Вероятно, литературное повествование как обобщенная форма разворачивающегося во времени условного целого создается синтезом значений низового опыта (эмпирии) с теми или иными обобщенными, идеальными значениями индивида и символическими проекциями добровольно-позитивных, а не принудительно-репрессивных форм развитых общностей (инстанций и горизонтов множественного самосоотнесения), то есть с ценностями, значениями и радикалами «культуры», письменной культуры. В частности, у автобиографии как символической формы представления опыта есть в европейской (западной) культуре свои социально-исторические и культурно-антропологические границы. Они, в общем, описаны в авторитетных трудах Георга Миша, Жоржа Гюсдорфа, Филиппа Лежёна и других исследователей. Так или иначе, для автобиографии необходимы содержательно иные образцы самоопределения, кроме пассивно-коллективных и остаточно-традиционалистских (таков, скажем, «бог» у Киселевой). Подобные образцы вносят проблематику ответственности за собственное существование, делают ответственность проблемой, темой, «нервом» рассказа и задают воображаемую форму жизни и ее изложению — форму биографии как проекта и практики самопостроения «по образу и подобию»[412]
.Скорее всего, такие внешние и не столько объяснительные, сколько квалифицирующие обозначения, как уже упоминавшееся «наивное письмо», относятся исследователями именно к продуктам повествовательного коллапса, дефицита или сбоя в том или ином из указанных отношений. Это условная и далее не раскрываемая метка, своеобразный шифр для ситуаций, когда у повествователя либо отсутствует универсальная мера «человеческого», личность для него не выделена из мира, не артикулирован «принцип индивидуации», либо в горизонте его мысленных отсылок нет добровольных форм нерепрессивной, состязательной, но позитивной социации и социализации, а преобладают образцы «роевого» существования, либо обнаруживается дефицит обобщенных культурных, символических средств для кодификации опыта и фиксируется распад языка, аналогичный косноязычию, заиканию, немоте и т. п.
В какой мере этот самым беглым порядком характеризуемый здесь круг феноменов связан в более общем плане с известной неконвенциональностью «русской литературы», русского романа, русской поэзии и другими характеристиками «исключительности», увиденными как с внутренней точки зрения (Гоголь, Л. Толстой, Достоевский и др.), так и извне (Вогюэ, Рильке, Андре Жид, Т. Манн, Гессе и др.), — комплекс вопросов, который не решается походя, а требует большой серии специализированных исследований. В предварительном плане можно высказать такую гипотезу: эти, говоря гоголевскими словами, «существо» и «особенность»[413]
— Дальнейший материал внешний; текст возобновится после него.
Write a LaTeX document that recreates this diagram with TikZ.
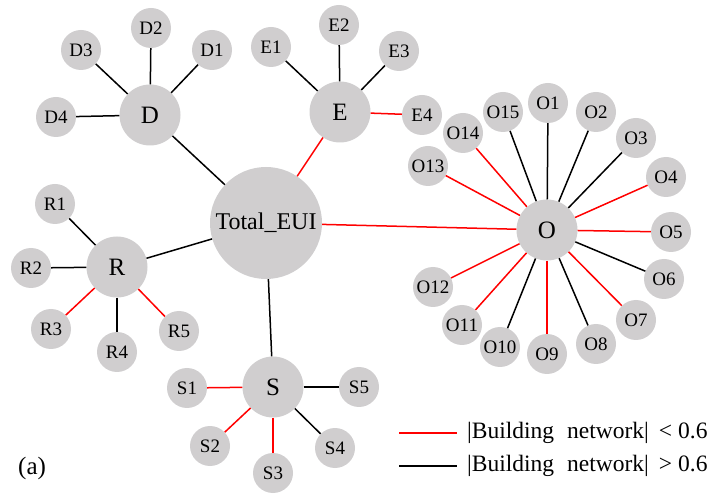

образно-символической репрезентации, стиля, жанра в русской литературе, «неклассичность» ее выразительных средств связаны — по крайней мере для социолога — с базовой антропологией русского — советского — российского человека, а именно с системной редукцией символов и значений автономной субъективности в его коллективном образе, создаваемом усилиями интеллектуального слоя России с конца XVIII в. по сей день (само же подобное вытеснение субъективности, защиту от нее и т. п. допустимо представить как проекцию или транскрипцию обстоятельств формирования и самоопределения отечественного интеллектуального слоя, его зависимости от власти, Запада и других тому подобных воображаемых инстанций и целостностей). Это человек массовый и притом атомарный, но, в любом случае, не самостоятельный и не индивидуальный. Но потому он, строго говоря, и не развивающийся, не автобиографический и не автобиографируемый, если, конечно, не иметь в виду стандартизированную трудовую автобиографию для отдела кадров и прочих государственных нужд[414].Для дальнейшей работы важно было бы в предварительном порядке наметить несколько разновидностей образа советского «простого» человека в неофициальной литературе «на входе» в советский режим и на выходе из него (рептильно советскую словесность сейчас не рассматриваем): таков, скажем, мечтательно-героический и жертвенный у Платонова, лукавый, прикидывающийся простаком и думающий перехитрить других у Зощенко и др. В тексте Е. Г. Киселевой это человек пассивно-страдательный, заведомо «маленький», производный от социальных обстоятельств, не им созданных и ему не подчиняющихся. Последовательное, структурированное и целостное повествование о нем — его автобиография — кажется, так и не складывается, поскольку его эмпирическое «я» всегда выступает ущербным, обделенным и страдающим от этого, а позитивным, но недоступным осмысленному усилию, индивидуальному достижению, личному пониманию может быть лишь предельно общее официальное «мы», которым поглощается любое «я».